Suppose we have two large integers a[0..n-1] and b[0..n-1].
Then we compute (i = 0..n-1):
s[i] = a[i] + b[i]l;
carryin[i] = (s[i] < a[i]);
We define two functions:
generate[i] = carryin[i];
propagate[i] = (s[i] == 0xffffffff);
with quite intuitive meaning: generate[i] == 1 means that the carry is generated at
position i while propagate[i] == 1 means that the carry will be propagated from position
(i - 1) to (i + 1). Our goal is to compute the function carryout[0..n-1] used to update the resulting sum s[0..n-1]. carryout can be computed recursively as follows:
carryout[i] = generate[i] OR (propagate[i] AND carryout[i-1])
carryout[0] = 0
Here carryout[i] == 1 if carry is generated at position i OR it is generated sometimes earlier AND propagated to position i. Finally, we update the resulting sum:
s[i] = s[i] + carryout[i-1]; for i = 1..n-1
carry = carryout[n-1];
Now it is quite straightforward to prove that carryout function is indeed binary associative and hence parallel prefix sum computation applies. To implement this on CUDA, we can merge both flags 'generate' and 'propagate' in a single variable since they are mutually exclusive, i.e.:
cy[i] = (s[i] == -1u ? -1u : 0) | carryin[i];
In other words,
cy[i] = 0xffffffff if propagate[i]
cy[i] = 1 if generate[i]
cy[u] = 0 otherwise
Then, one can verify that the following formula computes prefix sum for carryout function:
cy[i] = max((int)cy[i], (int)cy[k]) & cy[i];
for all k < i. The example code below shows large addition for 2048-word integers. Here I used CUDA blocks with 512 threads:
// add & output carry flag
#define UADDO(c, a, b)
asm volatile("add.cc.u32 %0, %1, %2;" : "=r"(c) : "r"(a) , "r"(b));
// add with carry & output carry flag
#define UADDC(c, a, b)
asm volatile("addc.cc.u32 %0, %1, %2;" : "=r"(c) : "r"(a) , "r"(b));
#define WS 32
__global__ void bignum_add(unsigned *g_R, const unsigned *g_A,const unsigned *g_B) {
extern __shared__ unsigned shared[];
unsigned *r = shared;
const unsigned N_THIDS = 512;
unsigned thid = threadIdx.x, thid_in_warp = thid & WS-1;
unsigned ofs, cf;
uint4 a = ((const uint4 *)g_A)[thid],
b = ((const uint4 *)g_B)[thid];
UADDO(a.x, a.x, b.x) // adding 128-bit chunks with carry flag
UADDC(a.y, a.y, b.y)
UADDC(a.z, a.z, b.z)
UADDC(a.w, a.w, b.w)
UADDC(cf, 0, 0) // save carry-out
// memory consumption: 49 * N_THIDS / 64
// use "alternating" data layout for each pair of warps
volatile short *scan = (volatile short *)(r + 16 + thid_in_warp +
49 * (thid / 64)) + ((thid / 32) & 1);
scan[-32] = -1; // put identity element
if(a.x == -1u && a.x == a.y && a.x == a.z && a.x == a.w)

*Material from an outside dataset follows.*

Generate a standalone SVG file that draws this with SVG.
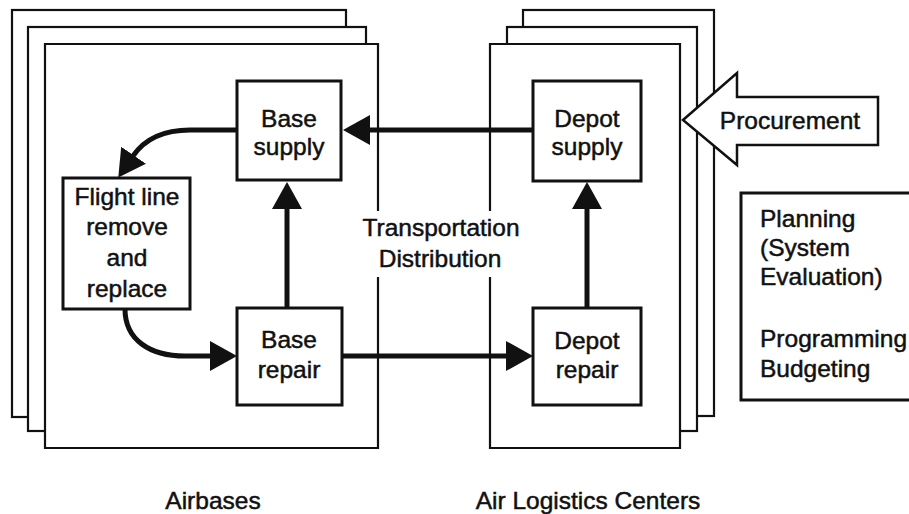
<svg xmlns="http://www.w3.org/2000/svg" width="909" height="514" viewBox="0 0 909 514">
<style>
text{font-family:"Liberation Sans",Arial,sans-serif;font-size:24.5px;fill:#111;stroke:#111;stroke-width:0.5;}
.c{text-anchor:middle;}
.sheet{fill:#fff;stroke:#111;stroke-width:2.2;}
.edge{fill:none;stroke:#111;stroke-width:2.2;}
.box{fill:#fff;stroke:#111;stroke-width:3;}
.conn{fill:none;stroke:#111;stroke-width:5;}
</style>
<defs>
<marker id="ah" markerUnits="userSpaceOnUse" markerWidth="28" markerHeight="32" refX="1" refY="15" orient="auto" viewBox="0 0 28 32">
<path d="M0,0 L27,15 L0,30 z" fill="#111"/>
</marker>
</defs>
<rect width="909" height="514" fill="#fff"/>
<g id="airbases">
<rect class="sheet" x="12" y="10" width="334" height="407"/>
<rect class="sheet" x="28" y="27" width="338" height="404"/>
<rect x="45" y="44" width="333" height="404" fill="#fff"/>
<path class="edge" d="M378,211 V44 H45 V448 H378 V277"/>
<text class="c" x="213" y="509">Airbases</text>
</g>
<g id="alc">
<rect class="sheet" x="523" y="10" width="191" height="406"/>
<rect class="sheet" x="507" y="27" width="190" height="404"/>
<rect x="490" y="44" width="190" height="404" fill="#fff"/>
<path class="edge" d="M490,211 V44 H680 V448 H490 V277"/>
<text class="c" x="588" y="509">Air Logistics Centers</text>
</g>
<g id="transport">
<text class="c" x="441" y="236">Transportation</text>
<text class="c" x="440" y="267">Distribution</text>
</g>
<g id="base-supply">
<rect class="box" x="237" y="81" width="104" height="99"/>
<text class="c" x="289" y="127">Base</text>
<text class="c" x="289" y="155">supply</text>
</g>
<g id="flight-line">
<rect class="box" x="63" y="178" width="127" height="131"/>
<text class="c" x="127" y="205">Flight line</text>
<text class="c" x="127" y="235">remove</text>
<text class="c" x="127" y="266">and</text>
<text class="c" x="127" y="297">replace</text>
</g>
<g id="base-repair">
<rect class="box" x="237" y="308" width="105" height="97"/>
<text class="c" x="289" y="348">Base</text>
<text class="c" x="289" y="378">repair</text>
</g>
<g id="depot-supply">
<rect class="box" x="533" y="81" width="108" height="100"/>
<text class="c" x="587" y="127">Depot</text>
<text class="c" x="587" y="155">supply</text>
</g>
<g id="depot-repair">
<rect class="box" x="533" y="308" width="108" height="97"/>
<text class="c" x="587" y="349">Depot</text>
<text class="c" x="587" y="378">repair</text>
</g>
<g id="procurement">
<polygon points="683,120 737,73 737,97 878,97 878,145 737,145 737,165" fill="#fff" stroke="#111" stroke-width="2.5" stroke-linejoin="miter"/>
<text class="c" x="790" y="129">Procurement</text>
</g>
<g id="planning">
<rect class="box" x="741" y="193" width="200" height="207"/>
<text x="760" y="227">Planning</text>
<text x="760" y="256">(System</text>
<text x="760" y="285">Evaluation)</text>
<text x="760" y="347">Programming</text>
<text x="760" y="377">Budgeting</text>
</g>
<g id="connectors">
<path class="conn" d="M533,130 L369,130" marker-end="url(#ah)"/>
<path class="conn" d="M237,130 L190,130 C162,130 144,140 133,156" marker-end="url(#ah)"/>
<path class="conn" d="M287,308 L287,208" marker-end="url(#ah)"/>
<path class="conn" d="M587,308 L587,208" marker-end="url(#ah)"/>
<path class="conn" d="M125,309 C125,340 150,356 185,356 L211,356" marker-end="url(#ah)"/>
<path class="conn" d="M342,356 L507,356" marker-end="url(#ah)"/>
</g>
</svg>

// this indicates that carry will propagate through the number
cf = -1u;
// "Hillis-and-Steele-style" reduction
scan[0] = cf;
cf = max((int)cf, (int)scan[-2]) & cf;
scan[0] = cf;
cf = max((int)cf, (int)scan[-4]) & cf;
scan[0] = cf;
cf = max((int)cf, (int)scan[-8]) & cf;
scan[0] = cf;
cf = max((int)cf, (int)scan[-16]) & cf;
scan[0] = cf;
cf = max((int)cf, (int)scan[-32]) & cf;
scan[0] = cf;
int *postscan = (int *)r + 16 + 49 * (N_THIDS / 64);
if(thid_in_warp == WS - 1) // scan leading carry-outs once again
postscan[thid >> 5] = cf;
__syncthreads();
if(thid < N_THIDS / 32) {
volatile int *t = (volatile int *)postscan + thid;
t[-8] = -1; // load identity symbol
cf = t[0];
cf = max((int)cf, (int)t[-1]) & cf;
t[0] = cf;
cf = max((int)cf, (int)t[-2]) & cf;
t[0] = cf;
cf = max((int)cf, (int)t[-4]) & cf;
t[0] = cf;
}
__syncthreads();
cf = scan[0];
int ps = postscan[(int)((thid >> 5) - 1)]; // postscan[-1] equals to -1
scan[0] = max((int)cf, ps) & cf; // update carry flags within warps
cf = scan[-2];
if(thid_in_warp == 0)
cf = ps;
if((int)cf < 0)
cf = 0;
UADDO(a.x, a.x, cf) // propagate carry flag if needed
UADDC(a.y, a.y, 0)
UADDC(a.z, a.z, 0)
UADDC(a.w, a.w, 0)
((uint4 *)g_R)[thid] = a;
}
Note that macros UADDO / UADDC might not be necessary anymore since CUDA 4.0 has corresponding intrinsics (however I am not entirely sure).
Also remark that, though parallel reduction is quite fast, if you need to add several large integers in a row, it might be better to use some redundant representation (which was suggested in comments above), i.e., first accumulate the results of additions in 64-bit words, and then perform one carry propagation at the very end in "one sweep".